A Texas chef has been cited and fined by San Antonio police for feeding the homeless in Maverick Park.

Joan Cheever has been feeding San Antonio’s homeless for the past 10 years from a non-profit mobile food truck known as the Chow Train.

Despite the ticket being issued a week earlier, Cheever was out feeding the homeless on Tuesday.

RT reports: There has been an outpouring of support for Cheever after news of the ticket surfaced, which she still has to fight in court in June – and which she said she would do under the Religious Freedom Restoration Act.

Cheever told Texas Public Radio she was inspired by the show of support.

“It warms my heart but it doesn’t surprise me because the community is behind me and they are behind every other nonprofit that does what I do and there are a lot of them,” she said.

A week ago, four bike-patrol police officers stopped in the park where she was feeding homeless people. They asked about her license and her permit. Cheever is a licensed food handler but police found the permit had expired and was issued for a truck – not the car that the food was transported into the park with. Police said she was being cited for transporting and serving the food from a vehicle other than a truck.
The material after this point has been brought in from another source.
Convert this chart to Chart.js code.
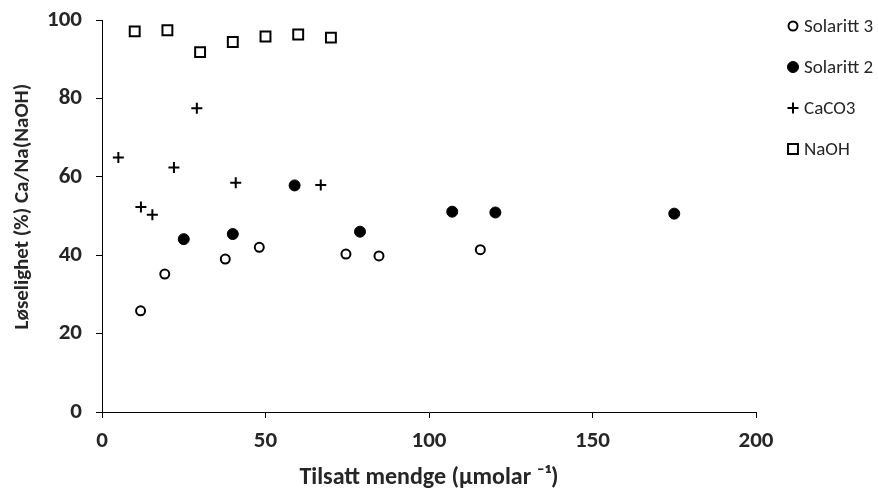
<!DOCTYPE html>
<html>
<head>
<meta charset="utf-8">
<style>
  html, body { margin: 0; padding: 0; background: #fff; }
</style>
</head>
<body>
<canvas id="chart" width="878" height="495"></canvas>

<script src="https://cdn.jsdelivr.net/npm/chart.js"></script>
<script>
    // values
    const seriesNames = ["Solaritt 3", "Solaritt 2", "CaCO3", "NaOH"];

    const solaritt3X = [11.8, 19.2, 37.7, 48.1, 74.6, 84.7, 115.7];
    const solaritt3Y = [25.8, 35.2, 39.0, 42.0, 40.3, 39.8, 41.4];

    const solaritt2X = [25.0, 40.0, 58.9, 78.9, 107.1, 120.3, 175.0];
    const solaritt2Y = [44.1, 45.4, 57.8, 46.0, 51.1, 50.9, 50.6];

    const caco3X = [5.0, 11.9, 15.4, 22.0, 29.0, 40.9, 66.9];
    const caco3Y = [64.9, 52.3, 50.3, 62.4, 77.5, 58.5, 57.9];

    const naohX = [10, 20, 30, 40, 50, 60, 70];
    const naohY = [97.1, 97.4, 91.8, 94.4, 95.8, 96.3, 95.5];

    const xTicks = [0, 50, 100, 150, 200];
    const yTicks = [0, 20, 40, 60, 80, 100];

    const fontFamily = "Carlito, Lato, 'Liberation Sans', sans-serif";
    const textColor = "#262626";

    function toPoints(xs, ys) {
        return xs.map((x, i) => ({ x: x, y: ys[i] }));
    }

    // legend drawn by hand so the entries sit where the reference has them
    const sideLegend = {
        id: "sideLegend",
        afterDraw(chart) {
            const ctx = chart.ctx;
            const left = chart.chartArea.right + 37;
            ctx.save();
            chart.data.datasets.forEach((ds, i) => {
                const y = 26 + i * 41;
                ctx.fillStyle = ds.backgroundColor;
                ctx.strokeStyle = ds.borderColor;
                ctx.lineWidth = ds.borderWidth;
                Chart.helpers.drawPoint(ctx, {
                    pointStyle: ds.pointStyle,
                    radius: ds.pointRadius,
                    borderWidth: ds.borderWidth,
                    rotation: 0
                }, left, y);
                ctx.fillStyle = textColor;
                ctx.font = "19px " + fontFamily;
                ctx.textBaseline = "middle";
                ctx.textAlign = "left";
                ctx.fillText(ds.label, left + 11, y + 1);
            });
            ctx.restore();
        }
    };

    const ctx = document.getElementById("chart").getContext("2d");
    new Chart(ctx, {
        type: "scatter",
        data: {
            datasets: [
                {
                    label: seriesNames[0],
                    data: toPoints(solaritt3X, solaritt3Y),
                    pointStyle: "circle",
                    pointRadius: 4.5,
                    borderWidth: 2,
                    backgroundColor: "#ffffff",
                    borderColor: "#000000"
                },
                {
                    label: seriesNames[1],
                    data: toPoints(solaritt2X, solaritt2Y),
                    pointStyle: "circle",
                    pointRadius: 5.5,
                    borderWidth: 1,
                    backgroundColor: "#000000",
                    borderColor: "#000000"
                },
                {
                    label: seriesNames[2],
                    data: toPoints(caco3X, caco3Y),
                    pointStyle: "cross",
                    pointRadius: 5.5,
                    borderWidth: 2,
                    backgroundColor: "#000000",
                    borderColor: "#000000"
                },
                {
                    label: seriesNames[3],
                    data: toPoints(naohX, naohY),
                    pointStyle: "rect",
                    pointRadius: 7,
                    borderWidth: 2,
                    backgroundColor: "#ffffff",
                    borderColor: "#000000"
                }
            ]
        },
        options: {
            responsive: false,
            animation: false,
            events: [],
            layout: {
                padding: { top: 20, right: 122, bottom: 0, left: 0 }
            },
            plugins: {
                legend: { display: false },
                tooltip: { enabled: false }
            },
            scales: {
                x: {
                    type: "linear",
                    min: 0,
                    max: 200,
                    afterBuildTicks: s => { s.ticks = xTicks.map(v => ({ value: v })); },
                    afterFit: s => { s.height = 83; },
                    border: { display: true, color: "#000000", width: 1 },
                    grid: {
                        drawOnChartArea: false,
                        drawTicks: true,
                        tickLength: 6,
                        color: "#000000"
                    },
                    ticks: {
                        color: textColor,
                        padding: 9,
                        font: { family: fontFamily, size: 23, weight: "bold" }
                    },
                    title: {
                        display: true,
                        text: "Tilsatt mendge (µmolar ⁻¹)",
                        color: textColor,
                        padding: { top: 0, bottom: 3 },
                        font: { family: fontFamily, size: 24, weight: "bold" }
                    }
                },
                y: {
                    type: "linear",
                    min: 0,
                    max: 100,
                    afterBuildTicks: s => { s.ticks = yTicks.map(v => ({ value: v })); },
                    afterFit: s => {
                        s.width = 102;
                        s.paddingTop = 0;
                        s.paddingBottom = 0;
                    },
                    border: { display: true, color: "#000000", width: 1 },
                    grid: {
                        drawOnChartArea: false,
                        drawTicks: true,
                        tickLength: 6,
                        color: "#000000"
                    },
                    ticks: {
                        color: textColor,
                        padding: 14,
                        font: { family: fontFamily, size: 23, weight: "bold" }
                    },
                    title: {
                        display: true,
                        text: "    Løselighet (%) Ca/Na(NaOH)",
                        color: textColor,
                        padding: { top: 10, bottom: 0 },
                        font: { family: fontFamily, size: 21, weight: "bold" }
                    }
                }
            }
        },
        plugins: [sideLegend]
    });
</script>
</body>
</html>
The ticket carries a potential fine of $2,000. As a result, Cheever said she would fight the ticket under the Religious Freedom Restoration Act, a federal and state law that protects the free exercise of religion, which she says her charitable work qualifies for. She is due in court on June 23.

Cheever’s philanthropy is well-established and her efforts were featured on the nationally syndicated Rachel Ray cooking show in November.

Cheever’s fine is the latest in a series of efforts by local governments to discourage people from feeding the homeless in public space. In Florida, Fort Lauderdale police twice arrested a 90-year old pastor last fall for feeding homeless people. In the past two years, 21 cities have restricted street feeding of homeless people, citing public safety.

However, street feeders and their legal advocates say the campaign is part of an effort to keep the homeless population out of sight – and part of a national trend to criminalize poverty.